Bir şehri bırakmak ona olan tutkunu yitirdiğine kendini ikna edebilmeyi gerektirir, hele ki o şehir İstanbul gibi asla bırakamayacağın bir şehir ise.
Döndüğüm zaman bu şehre anlarsın aslında hiç ayrılmadığını. Bunca zaman, bunca kopukluk, bunca görmeyiş, bunca hasret, bunca mesafe, bunca uzaktan ahkam kesme, bunca yabancılaşma siliniverir bir dokunuşta. Parmaklarının ucunda isi, kiri, sesleri, martıları, insanları, aşklarıyla İstanbul durur. Sana kendini hemencecik hatırlatıverir şehr-i şehir, unuttum sandığın ne varsa dökülüverir kucağına, eteklerini toplayıp selamlarsın onu ve görkemini.
Simit Sarayları
Hayretle bakarsın neye hayret ettiğini tam da bilmeden. Simit sarayları yenidir mesela. Yoktu böyle bir şey 2 yıl evvel. Nasıl da kanıksamış insanlar hayatlarına giren yenilikleri. Sanırsın ki hep böyle yaşıyorlardı. Hep böyle olmadığını bir tek sen bilirsin, dışında kaldığın için, kendini bitimsizce seyralan bir geminin seyir defteri gibi hissedersin. Bende kayıtlı geçtiğin yollar, battığın sular, oturduğun kayalıklar. Hepsinin izi bende kayıtlı. Yazdım bir kenara satır satır, atlamadan hiçbir şeyi. Ama gemi bilmek istemez nerelerden geçtiğini. Gemi sadece yol almak ister. Sen elinde defterin, yazmasan da olmaz ki yazmaya devam edersin.

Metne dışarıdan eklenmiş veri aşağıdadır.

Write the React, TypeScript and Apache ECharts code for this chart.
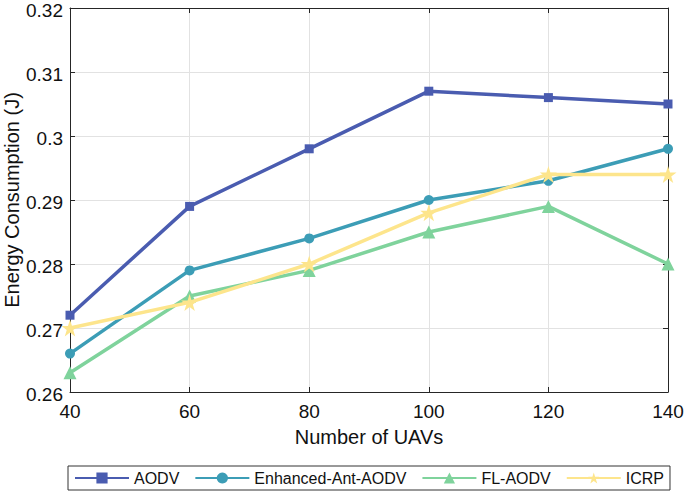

Çok az şey değişmiştir aslında ve ne kadar çok şey eklenmiştir şehre senin yokluğunda. Ölümü hatırlatan bir yanı vardır göçebeliğin. Ölüm de göçebelik de sana aynı şeyi söyler, yüzüne yüzüne acımasızca, derler ki bak senin yokluğunda da dönüyor zaman, bak senin yokluğunda da yaşıyor kendini yaşam, şehir soluk alıp veriyor. Sen yokken de sevişiyor insanlar. Sen yokken de ekmek çıkıyor hem de en sevdiğin sokaktaki o pek sevdiğin fırından, kahvaltıya oturuyor "benim" dediğin insanlar benim dediğin çay bahçelerinde olmayan biz leri konuşuyorlar belki de. Her saat başı yeni bebekler doğuyor, yaşam yenilenirken eskiye dair bir iz daha kayboluyor ortadan, eksiliyor İstanbul her an, ölüyor demek ki her şey mümkün senin yokluğunda. Dönüyor devran sen olsan da olmasan da.
Göçebenin lanetidir bu. Hiçliği bu yüzden bu kadar iyi hatmetmişsin. Yapmak, etmek, olmak, varmak ve yükselmek kadar tersini de bilirsin. HİÇLİK ve GEÇİCİLİK kelimelerini tanır ve uzun uzun tarif eder kutsal kitabın. Hiçlikten geçicilikten de bir o kadar haberdardır ruhun. Ama bir yanın direnir işte. Acır canın, yokluğunda olanları duymazdan gelirsin. Hani istersin ki senden sonra hiçbir şey olmamış olsun, hani tufan olsun, sen yoksan o yer aynı olamasın, böyle istersin içten içe, en bencil en benmerkezci evreninde böyle geçer içinden, istersin ki bir daha hiçbir şey aynı olmasın olamasın. Bir şehri bırakmak ona olan tutkunu yitirdiğine kendini ikna edebilmeyi gerektirir, hele ki o şehir İstanbul gibi asla bırakamayacağın bir şehir ise.
Dönersin. Döndüğünde ıslak bir kadınlık organı gibi seni içine çekiverir şehir. Gidersin. Gittiğinde yanardağ gibi seni dışına püskürtüverir şehir. Belki de hep böyle sürer gider bu. Belki de sonu yoktur bunca göçebeliğin. Belki de döner ve gider, gider ve dönersin. Kendi ayak izlerinde yürüye yürüye geçtiğin yolları silersin.